In the pilot episode, Liz is shot at the Crashdown in front of Max. (Her father owns it, and she works there as a waitress.) No longer able to hide his long-standing crush on her, Max risks exposure by using his alien powers to heal the wound.

Converging story lines have followed: Liz gets the truth out of Max — he and his sister Isabel (Katherine Heigl) and best friend Michael (Brendan Fehr) were in pods aboard the alien spaceship that crashed in Roswell — then immediately tells her best friend and fellow waitress Maria (Majandra Delfino) and later her childhood buddy Alex (Colin Hanks).

This makes Isabel and the brooding Michael paranoid, especially since the town’s Sheriff Valenti (William Sadler) has become suspicious about the healing incident. Valenti also has an ax to grind: His father, the former sheriff, was a laughingstock for his belief in the alien crash.

On another teen show, this situation might be used to propel the six kids apart, mimicking the cliques and hallway politics that dominate most high-school shows. Instead, Katims uses it to bring the characters closer together, exploring what it means to grow up — without patronizing the young audience.

“Compared to other relationship shows, you have high stakes,” Katims says. “In adolescence, everything seems like an emergency. Well, in this show, we use the fact that they are in danger, that there is a need to lie. It’s putting them in a more adult situation than they would otherwise be in.”

Between scenes. Majandra Delfino and Katherine Heigl are sitting in a booth at the Crashdown, finishing each other’s sentences.

The diner, which mocks the town’s alien-crash mythology, is painted a sickly orange and green, the walls covered with pastel art of aliens among the cactus. One makes a peace sign.

The “specials” board lists a misspelled “Extra Terestral Taco Salad” and a “Chocolate Milkyway Shake.” “Today only,” it says, “add Unidentified Fried Objects to any sandwich for 25.”

Both Delfino and Heigl say they’ve been recognized in public since the show started, mostly by little girls at malls. Delfino has also been noticed in her Miami hometown.

Only 19, Delfino has been busy. She was a regular on “The Tony Danza Show” and appeared in the film “Zeus & Roxanne.”

Heigl, 21, is even more of a veteran.

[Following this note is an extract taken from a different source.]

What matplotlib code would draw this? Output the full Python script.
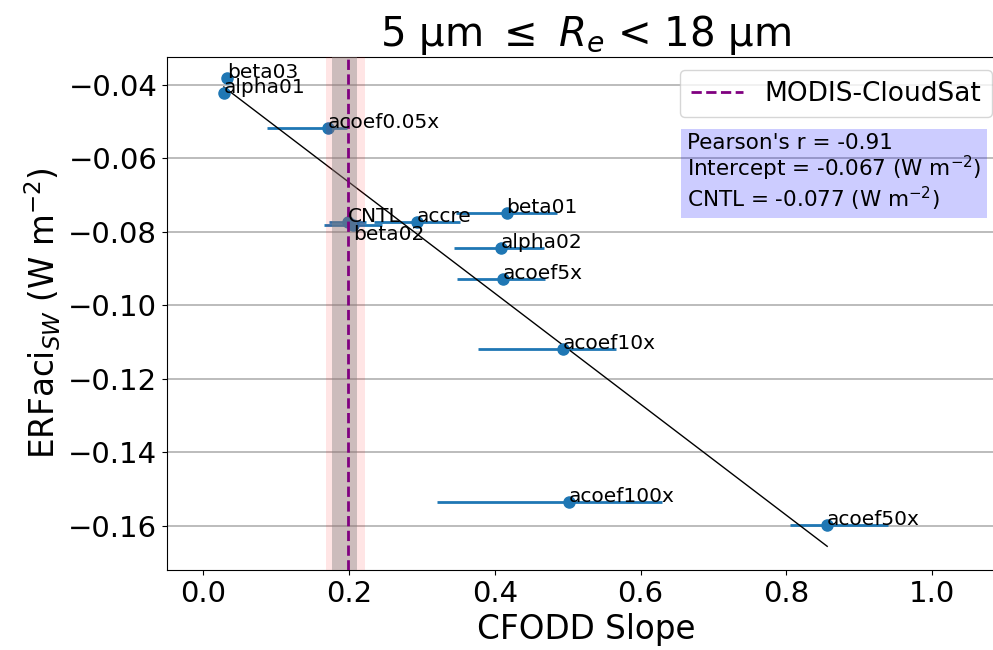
import matplotlib
matplotlib.use("Agg")
import matplotlib.pyplot as plt
import numpy as np

labels = ['beta03', 'alpha01', 'acoef0.05x', 'CNTL', 'beta02', 'accre',
          'beta01', 'alpha02', 'acoef5x', 'acoef10x', 'acoef100x', 'acoef50x']
cfodd_slope = [0.0325, 0.028, 0.171, 0.198, 0.205, 0.293,
               0.416, 0.408, 0.411, 0.493, 0.501, 0.856]
erfaci_sw = [-0.0381, -0.0422, -0.0517, -0.0773, -0.0781, -0.0773,
             -0.0748, -0.0844, -0.0928, -0.1118, -0.1535, -0.1597]
xerr_low = [0.0, 0.0, 0.084, 0.025, 0.040, 0.059,
            0.069, 0.064, 0.063, 0.116, 0.181, 0.051]
xerr_high = [0.0, 0.0, 0.026, 0.025, 0.040, 0.059,
             0.069, 0.060, 0.058, 0.073, 0.128, 0.084]

obs_slope = 0.199
obs_band_narrow = (0.176, 0.211)
obs_band_wide = (0.168, 0.222)

stats_text = ("Pearson's r = -0.91\n"
              "Intercept = -0.067 (W m$^{-2}$)\n"
              "CNTL = -0.077 (W m$^{-2}$)")

fig = plt.figure(figsize=(9.93, 6.5), dpi=100)
ax = fig.add_axes([167 / 993, 80 / 650, (1005 - 167) / 993, (570 - 57) / 650])

x = np.array(cfodd_slope)
y = np.array(erfaci_sw)

ax.errorbar(x, y, xerr=[xerr_low, xerr_high], fmt='o', color='tab:blue',
            markersize=8, elinewidth=2, zorder=3)
for lab, xi, yi in zip(labels, x, y):
    # beta02 sits right under CNTL, so hang its label below the point
    va = 'top' if lab == 'beta02' else 'baseline'
    ax.text(xi, yi, lab, fontsize=14.5, va=va, zorder=7)

# linear fit across the experiments
coef = np.polyfit(x, y, 1)
xx = np.array([x.min(), x.max()])
ax.plot(xx, np.polyval(coef, xx), color='black', linewidth=1, zorder=3)

ax.axvspan(*obs_band_wide, color='red', alpha=0.1, linewidth=0, zorder=5)
ax.axvspan(*obs_band_narrow, color='grey', alpha=0.4, linewidth=0, zorder=5)
ax.axvline(obs_slope, color='purple', linestyle='--', linewidth=2,
           label='MODIS-CloudSat', zorder=6)

ax.text(0.6205, 0.852, stats_text, transform=ax.transAxes, fontsize=15.5,
        va='top', ha='left', zorder=8, linespacing=1.05,
        bbox=dict(facecolor='blue', alpha=0.2, edgecolor='none'))

ax.set_xlim(-0.05, 1.1)
ax.set_ylim(-0.172, -0.0324)
ax.set_xticks([0.0, 0.2, 0.4, 0.6, 0.8, 1.0])
ax.set_yticks([-0.16, -0.14, -0.12, -0.10, -0.08, -0.06, -0.04])
ax.tick_params(labelsize=21)
ax.grid(axis='y', linewidth=1.2)
ax.set_axisbelow(True)

ax.set_xlabel('CFODD Slope', fontsize=23.5)
ax.set_ylabel('ERFaci$_{SW}$ (W m$^{-2}$)', fontsize=23.5)
ax.set_title('5 μm $\\leq$ $R_e$ < 18 μm', fontsize=29)
ax.legend(loc='upper right', fontsize=19)

fig.savefig('out.png', dpi=100)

A model by age 9, she’s been acting since she was 12. She played Gerard Depardieu’s daughter in “My Father the Hero,” Peter Fonda’s daughter in the TV movie “The Tempest,” as well as having roles in “The Bride of Chucky,” “Under Siege 2” and Steven Soderbergh’s “King of the Hill.”

Like Liz and Max, both their characters are up for a little romance. In fact, when her intense makeout sessions with Max cause Liz to have visions, some of which may be clues to the aliens’ origins, Maria gets jealous and seeks out Michael. But their mashing produces only the usual results.

Heigl, whose character also seeks out a little experimentation before the episode is over, doesn’t seem to know much about the story line. “We’ll talk about that later,” Delfino tells her.

William Sadler, the veteran stage and movie actor who plays Sheriff Valenti, also has a love interest on “Roswell”: Maria’s mother. More important, Valenti is not the standard bad guy.

“That was my big question,” Sadler says. “Where’s this guy going? At the end of every episode, is he going to be standing in the dust, going, `Curses!’ That would’ve gotten old real fast.

“What I’m finding fascinating,” he says of “Roswell,” “is how they’re sewing together the two genres, the “X-Files”-ish suspense and the relationships, the alienated kids finding each other. I have not seen it done anywhere else.”